Staff Summary of Public Testimony:

(In support) The product provided for in this bill will be good for consumers.  It elongates repayment terms and provides flexibility and choice to consumers, all of which help consumers meet their short-term needs while enhancing their ability to repay.  Further, other choices, such as credit union loans, will remain available to consumers.

The opposition to this bill is baffling because the bill contains every consumer protection available in current law and does not require a constructive declaration of default before an installment plan is available.  Opponents claim to make an apples-to-apples comparison, but it is intellectually dishonest to compare a single payday loan for one to two weeks with a six-month loan.  The opposition is rooted in a dislike for the industry and the companies involved rather than the product itself.  Opponents would rather see consumer demand met by unlicensed, illegal, or off-shore lenders, and they have not offered a constructive alternative.

(Opposed) The strategy of asset building is to stabilize communities with financial education and opportunity, and debt poses an enormous barrier to the goals of asset building.  Asset building coalitions did not ask to be included in the bill.  Funding asset building through these loans would take money from the people asset building coalitions seek to help. Like payday lending, this bill would strip assets from consumers and simply dress up a bad product.

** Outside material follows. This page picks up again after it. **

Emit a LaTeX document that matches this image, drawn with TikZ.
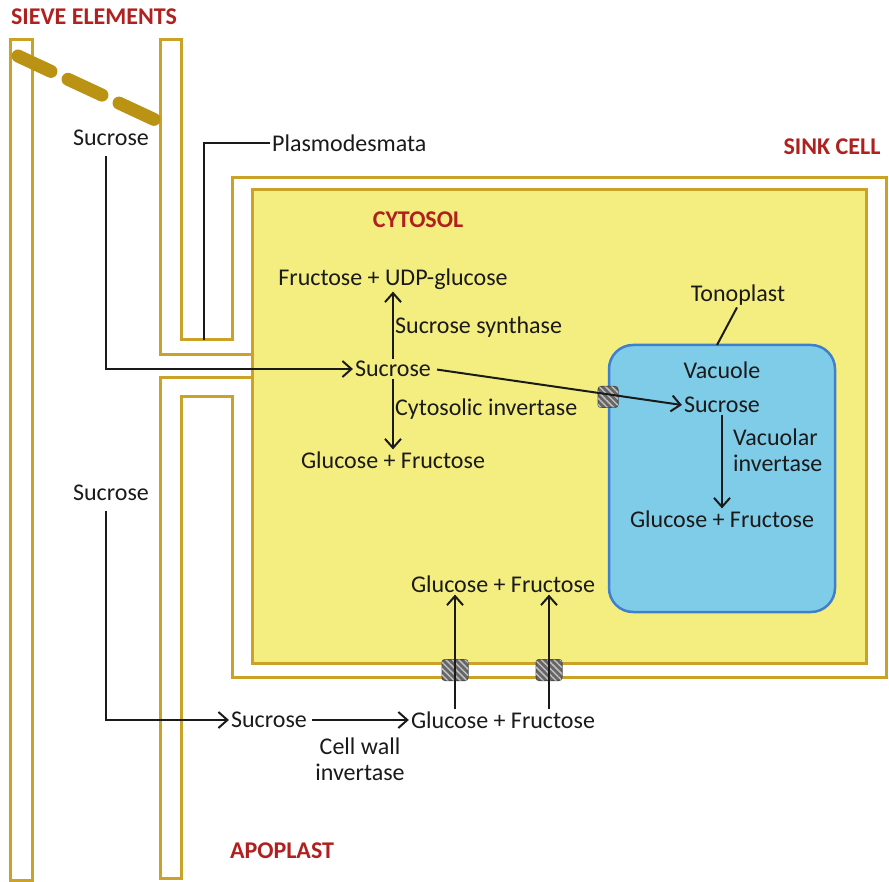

Further, the existing law already provides an installment plan option at no additional cost for those who need more time to pay.  It is incorrect to say that consumers must default in order to enter a repayment plan.  In fact, the number of borrowers defaulting on payday loans has declined since 2009 while credit card default rates have increased.

The current system is not broken, so there is no need to fix it.  People in poverty have not been asking for a new loan product, and the number of complaints about payday lending has fallen dramatically since the reforms in 2009.  Washington now has one of the lowest average annual percentage rates and one of the shortest loan lengths in the country.  The Pew Charitable Trusts, which opposes this bill, supported the 2009 reforms.  There is no need to throw those reforms away.

It is good that military members are excluded from the bill, but if it is too dangerous for them, is it not also too dangerous for other consumers?

An apples-to-apples comparison indicates that payoff must occur before 45 days after loan origination in order for the borrower to realize a savings.  However, comparing payday loans to installment loans is similar to comparing cigarettes to light cigarettes. They are both very bad for the consumer.

While there is demand for small-dollar credit, other products that are structured to help facilitate successful repayment can meet that need.  Some nonprofit credit unions are able to offer loans that help consumers meet short-term need without stripping assets.

Payday lending and installment lending is a labor issue as it disproportionately affects working families.  It is also a moral issue in that we must help those in need avoid usury and excessive interest, avoid pushing people deeper into debt, and avoid broadening economic disparity.

(Information only) The Department does not have a complete number of unlicensed online lenders, but it received 329 complaints regarding unlicensed online lenders in 2013 and 85 in 2014.  Only one was received in relation to licensed online lenders.

Persons Testifying: (In support) Representative Springer; and Dennis Bassford, Moneytree, Incorporated.

(Opposed) Stephanie Bowman, Washington Asset Building Coalition; Mindie Reule, Thurston Asset Building Coalition; Allyson Bazan, Office of the Attorney General; Marcy Bowers, Statewide Poverty Action Network; Teresa Mosqveda, Washington State Labor Council; Rolando Avila; Eric Gonzalez, One America; Seth Goldstein, Jewish Federation; Paul Benz, Faith Action Network; Steve Breaux, Service Employees International Union 775; and Joe Sky Tucker, Express Credit Union.

(Information only) Charlie Clark, Department of Financial Institutions.

Persons Signed In To Testify But Not Testifying: None.